Carry none of the pictures over; write out the complete data exactly.

___

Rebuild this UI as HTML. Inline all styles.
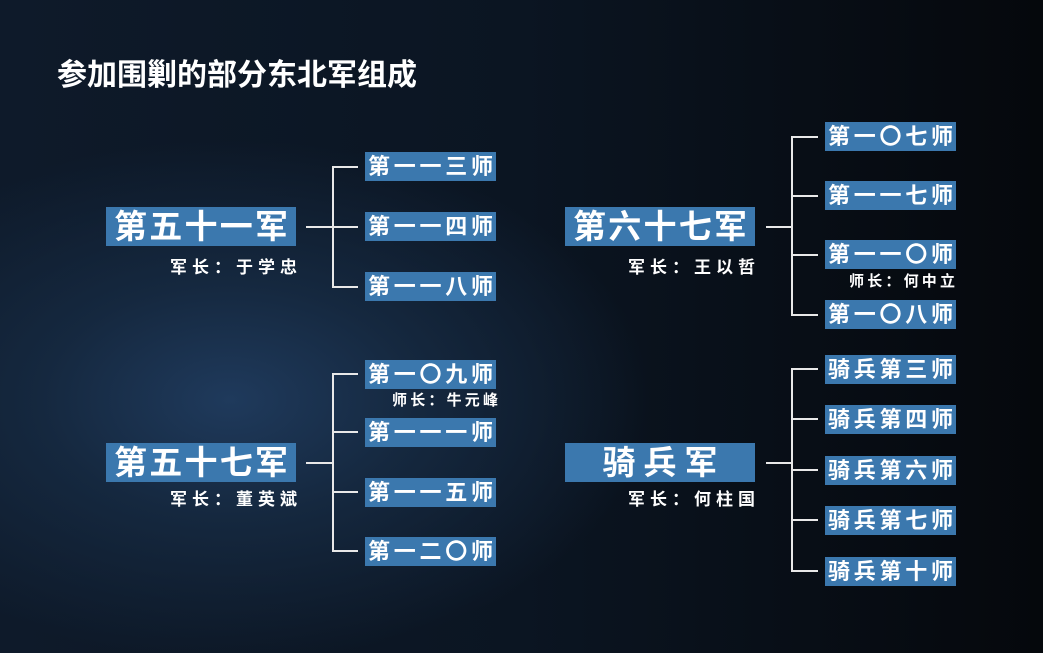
<!DOCTYPE html>
<html><head><meta charset="utf-8"><style>
body{margin:0;width:1043px;height:653px;overflow:hidden;}
#bg{position:absolute;left:0;top:0;width:1043px;height:653px;overflow:hidden;
background:radial-gradient(ellipse 420px 260px at 230px 400px,#1f3a5c 0%,#15283f 45%,rgba(10,18,30,0) 100%),linear-gradient(90deg,#0e1a2a 0%,#0b1522 50%,#05080c 100%);
font-family:"Liberation Sans","Noto Sans CJK SC",sans-serif;font-weight:bold;color:#fff;}
.t{position:absolute;left:57px;top:50px;font-size:30px;letter-spacing:0px;}
.army{position:absolute;width:190px;height:39px;background:#3b78ae;font-size:33px;line-height:39px;display:flex;justify-content:space-between;padding:0 8px;box-sizing:border-box;}
.div{position:absolute;width:131px;height:29px;background:#3b78ae;font-size:22px;line-height:29px;display:flex;justify-content:space-between;padding:0 3px;box-sizing:border-box;}
.cmd{position:absolute;font-size:17px;display:flex;justify-content:space-between;width:127px;height:20px;line-height:20px;}
.sub{position:absolute;font-size:15px;display:flex;justify-content:space-between;width:106px;height:18px;line-height:18px;}
.ln{position:absolute;background:#e8e8e8;}
</style></head><body><div id="bg">
<div class="t">参加围剿的部分东北军组成</div>

<div class="army" style="left:106px;top:207px"><span>第</span><span>五</span><span>十</span><span>一</span><span>军</span></div>
<div class="cmd" style="left:170px;top:258px"><span>军</span><span>长</span><span>：</span><span>于</span><span>学</span><span>忠</span></div>
<div class="ln" style="left:306px;top:226px;width:27px;height:2px"></div>
<div class="ln" style="left:332px;top:167px;width:2px;height:121px"></div>
<div class="ln" style="left:332px;top:166px;width:26px;height:2px"></div>
<div class="ln" style="left:332px;top:226px;width:26px;height:2px"></div>
<div class="ln" style="left:332px;top:286px;width:26px;height:2px"></div>
<div class="div" style="left:365px;top:152px"><span>第</span><span>一</span><span>一</span><span>三</span><span>师</span></div>
<div class="div" style="left:365px;top:212px"><span>第</span><span>一</span><span>一</span><span>四</span><span>师</span></div>
<div class="div" style="left:365px;top:272px"><span>第</span><span>一</span><span>一</span><span>八</span><span>师</span></div>

<div class="army" style="left:565px;top:207px"><span>第</span><span>六</span><span>十</span><span>七</span><span>军</span></div>
<div class="cmd" style="left:628px;top:258px"><span>军</span><span>长</span><span>：</span><span>王</span><span>以</span><span>哲</span></div>
<div class="ln" style="left:766px;top:226px;width:27px;height:2px"></div>
<div class="ln" style="left:791px;top:137px;width:2px;height:179px"></div>
<div class="ln" style="left:791px;top:136px;width:27px;height:2px"></div>
<div class="ln" style="left:791px;top:195px;width:27px;height:2px"></div>
<div class="ln" style="left:791px;top:254px;width:27px;height:2px"></div>
<div class="ln" style="left:791px;top:314px;width:27px;height:2px"></div>
<div class="div" style="left:825px;top:122px"><span>第</span><span>一</span><span>〇</span><span>七</span><span>师</span></div>
<div class="div" style="left:825px;top:181px"><span>第</span><span>一</span><span>一</span><span>七</span><span>师</span></div>
<div class="div" style="left:825px;top:240px"><span>第</span><span>一</span><span>一</span><span>〇</span><span>师</span></div>
<div class="sub" style="left:849px;top:273px"><span>师</span><span>长</span><span>：</span><span>何</span><span>中</span><span>立</span></div>
<div class="div" style="left:825px;top:300px"><span>第</span><span>一</span><span>〇</span><span>八</span><span>师</span></div>

<div class="army" style="left:106px;top:443px"><span>第</span><span>五</span><span>十</span><span>七</span><span>军</span></div>
<div class="cmd" style="left:170px;top:490px"><span>军</span><span>长</span><span>：</span><span>董</span><span>英</span><span>斌</span></div>
<div class="ln" style="left:306px;top:462px;width:27px;height:2px"></div>
<div class="ln" style="left:332px;top:374px;width:2px;height:178px"></div>
<div class="ln" style="left:332px;top:373px;width:26px;height:2px"></div>
<div class="ln" style="left:332px;top:431px;width:26px;height:2px"></div>
<div class="ln" style="left:332px;top:491px;width:26px;height:2px"></div>
<div class="ln" style="left:332px;top:550px;width:26px;height:2px"></div>
<div class="div" style="left:365px;top:360px"><span>第</span><span>一</span><span>〇</span><span>九</span><span>师</span></div>
<div class="sub" style="left:392px;top:392px"><span>师</span><span>长</span><span>：</span><span>牛</span><span>元</span><span>峰</span></div>
<div class="div" style="left:365px;top:418px"><span>第</span><span>一</span><span>一</span><span>一</span><span>师</span></div>
<div class="div" style="left:365px;top:478px"><span>第</span><span>一</span><span>一</span><span>五</span><span>师</span></div>
<div class="div" style="left:365px;top:537px"><span>第</span><span>一</span><span>二</span><span>〇</span><span>师</span></div>

<div class="army" style="left:565px;top:443px;justify-content:center;gap:8px"><span>骑</span><span>兵</span><span>军</span></div>
<div class="cmd" style="left:628px;top:490px"><span>军</span><span>长</span><span>：</span><span>何</span><span>柱</span><span>国</span></div>
<div class="ln" style="left:766px;top:462px;width:27px;height:2px"></div>
<div class="ln" style="left:791px;top:369px;width:2px;height:203px"></div>
<div class="ln" style="left:791px;top:368px;width:27px;height:2px"></div>
<div class="ln" style="left:791px;top:418px;width:27px;height:2px"></div>
<div class="ln" style="left:791px;top:469px;width:27px;height:2px"></div>
<div class="ln" style="left:791px;top:519px;width:27px;height:2px"></div>
<div class="ln" style="left:791px;top:570px;width:27px;height:2px"></div>
<div class="div" style="left:825px;top:355px"><span>骑</span><span>兵</span><span>第</span><span>三</span><span>师</span></div>
<div class="div" style="left:825px;top:405px"><span>骑</span><span>兵</span><span>第</span><span>四</span><span>师</span></div>
<div class="div" style="left:825px;top:456px"><span>骑</span><span>兵</span><span>第</span><span>六</span><span>师</span></div>
<div class="div" style="left:825px;top:506px"><span>骑</span><span>兵</span><span>第</span><span>七</span><span>师</span></div>
<div class="div" style="left:825px;top:557px"><span>骑</span><span>兵</span><span>第</span><span>十</span><span>师</span></div>
</div></body></html>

___

▶ [TASK SOLUTION]:
Rebuild this UI as HTML. Inline all styles.
<!DOCTYPE html>
<html><head><meta charset="utf-8"><style>
body{margin:0;width:1043px;height:653px;overflow:hidden;}
#bg{position:absolute;left:0;top:0;width:1043px;height:653px;overflow:hidden;
background:radial-gradient(ellipse 420px 260px at 230px 400px,#1f3a5c 0%,#15283f 45%,rgba(10,18,30,0) 100%),linear-gradient(90deg,#0e1a2a 0%,#0b1522 50%,#05080c 100%);
font-family:"Liberation Sans","Noto Sans CJK SC",sans-serif;font-weight:bold;color:#fff;}
.t{position:absolute;left:57px;top:50px;font-size:30px;letter-spacing:0px;}
.army{position:absolute;width:190px;height:39px;background:#3b78ae;font-size:33px;line-height:39px;display:flex;justify-content:space-between;padding:0 8px;box-sizing:border-box;}
.div{position:absolute;width:131px;height:29px;background:#3b78ae;font-size:22px;line-height:29px;display:flex;justify-content:space-between;padding:0 3px;box-sizing:border-box;}
.cmd{position:absolute;font-size:17px;display:flex;justify-content:space-between;width:127px;height:20px;line-height:20px;}
.sub{position:absolute;font-size:15px;display:flex;justify-content:space-between;width:106px;height:18px;line-height:18px;}
.ln{position:absolute;background:#e8e8e8;}
</style></head><body><div id="bg">
<div class="t">参加围剿的部分东北军组成</div>

<div class="army" style="left:106px;top:207px"><span>第</span><span>五</span><span>十</span><span>一</span><span>军</span></div>
<div class="cmd" style="left:170px;top:258px"><span>军</span><span>长</span><span>：</span><span>于</span><span>学</span><span>忠</span></div>
<div class="ln" style="left:306px;top:226px;width:27px;height:2px"></div>
<div class="ln" style="left:332px;top:167px;width:2px;height:121px"></div>
<div class="ln" style="left:332px;top:166px;width:26px;height:2px"></div>
<div class="ln" style="left:332px;top:226px;width:26px;height:2px"></div>
<div class="ln" style="left:332px;top:286px;width:26px;height:2px"></div>
<div class="div" style="left:365px;top:152px"><span>第</span><span>一</span><span>一</span><span>三</span><span>师</span></div>
<div class="div" style="left:365px;top:212px"><span>第</span><span>一</span><span>一</span><span>四</span><span>师</span></div>
<div class="div" style="left:365px;top:272px"><span>第</span><span>一</span><span>一</span><span>八</span><span>师</span></div>

<div class="army" style="left:565px;top:207px"><span>第</span><span>六</span><span>十</span><span>七</span><span>军</span></div>
<div class="cmd" style="left:628px;top:258px"><span>军</span><span>长</span><span>：</span><span>王</span><span>以</span><span>哲</span></div>
<div class="ln" style="left:766px;top:226px;width:27px;height:2px"></div>
<div class="ln" style="left:791px;top:137px;width:2px;height:179px"></div>
<div class="ln" style="left:791px;top:136px;width:27px;height:2px"></div>
<div class="ln" style="left:791px;top:195px;width:27px;height:2px"></div>
<div class="ln" style="left:791px;top:254px;width:27px;height:2px"></div>
<div class="ln" style="left:791px;top:314px;width:27px;height:2px"></div>
<div class="div" style="left:825px;top:122px"><span>第</span><span>一</span><span>〇</span><span>七</span><span>师</span></div>
<div class="div" style="left:825px;top:181px"><span>第</span><span>一</span><span>一</span><span>七</span><span>师</span></div>
<div class="div" style="left:825px;top:240px"><span>第</span><span>一</span><span>一</span><span>〇</span><span>师</span></div>
<div class="sub" style="left:849px;top:273px"><span>师</span><span>长</span><span>：</span><span>何</span><span>中</span><span>立</span></div>
<div class="div" style="left:825px;top:300px"><span>第</span><span>一</span><span>〇</span><span>八</span><span>师</span></div>

<div class="army" style="left:106px;top:443px"><span>第</span><span>五</span><span>十</span><span>七</span><span>军</span></div>
<div class="cmd" style="left:170px;top:490px"><span>军</span><span>长</span><span>：</span><span>董</span><span>英</span><span>斌</span></div>
<div class="ln" style="left:306px;top:462px;width:27px;height:2px"></div>
<div class="ln" style="left:332px;top:374px;width:2px;height:178px"></div>
<div class="ln" style="left:332px;top:373px;width:26px;height:2px"></div>
<div class="ln" style="left:332px;top:431px;width:26px;height:2px"></div>
<div class="ln" style="left:332px;top:491px;width:26px;height:2px"></div>
<div class="ln" style="left:332px;top:550px;width:26px;height:2px"></div>
<div class="div" style="left:365px;top:360px"><span>第</span><span>一</span><span>〇</span><span>九</span><span>师</span></div>
<div class="sub" style="left:392px;top:392px"><span>师</span><span>长</span><span>：</span><span>牛</span><span>元</span><span>峰</span></div>
<div class="div" style="left:365px;top:418px"><span>第</span><span>一</span><span>一</span><span>一</span><span>师</span></div>
<div class="div" style="left:365px;top:478px"><span>第</span><span>一</span><span>一</span><span>五</span><span>师</span></div>
<div class="div" style="left:365px;top:537px"><span>第</span><span>一</span><span>二</span><span>〇</span><span>师</span></div>

<div class="army" style="left:565px;top:443px;justify-content:center;gap:8px"><span>骑</span><span>兵</span><span>军</span></div>
<div class="cmd" style="left:628px;top:490px"><span>军</span><span>长</span><span>：</span><span>何</span><span>柱</span><span>国</span></div>
<div class="ln" style="left:766px;top:462px;width:27px;height:2px"></div>
<div class="ln" style="left:791px;top:369px;width:2px;height:203px"></div>
<div class="ln" style="left:791px;top:368px;width:27px;height:2px"></div>
<div class="ln" style="left:791px;top:418px;width:27px;height:2px"></div>
<div class="ln" style="left:791px;top:469px;width:27px;height:2px"></div>
<div class="ln" style="left:791px;top:519px;width:27px;height:2px"></div>
<div class="ln" style="left:791px;top:570px;width:27px;height:2px"></div>
<div class="div" style="left:825px;top:355px"><span>骑</span><span>兵</span><span>第</span><span>三</span><span>师</span></div>
<div class="div" style="left:825px;top:405px"><span>骑</span><span>兵</span><span>第</span><span>四</span><span>师</span></div>
<div class="div" style="left:825px;top:456px"><span>骑</span><span>兵</span><span>第</span><span>六</span><span>师</span></div>
<div class="div" style="left:825px;top:506px"><span>骑</span><span>兵</span><span>第</span><span>七</span><span>师</span></div>
<div class="div" style="left:825px;top:557px"><span>骑</span><span>兵</span><span>第</span><span>十</span><span>师</span></div>
</div></body></html>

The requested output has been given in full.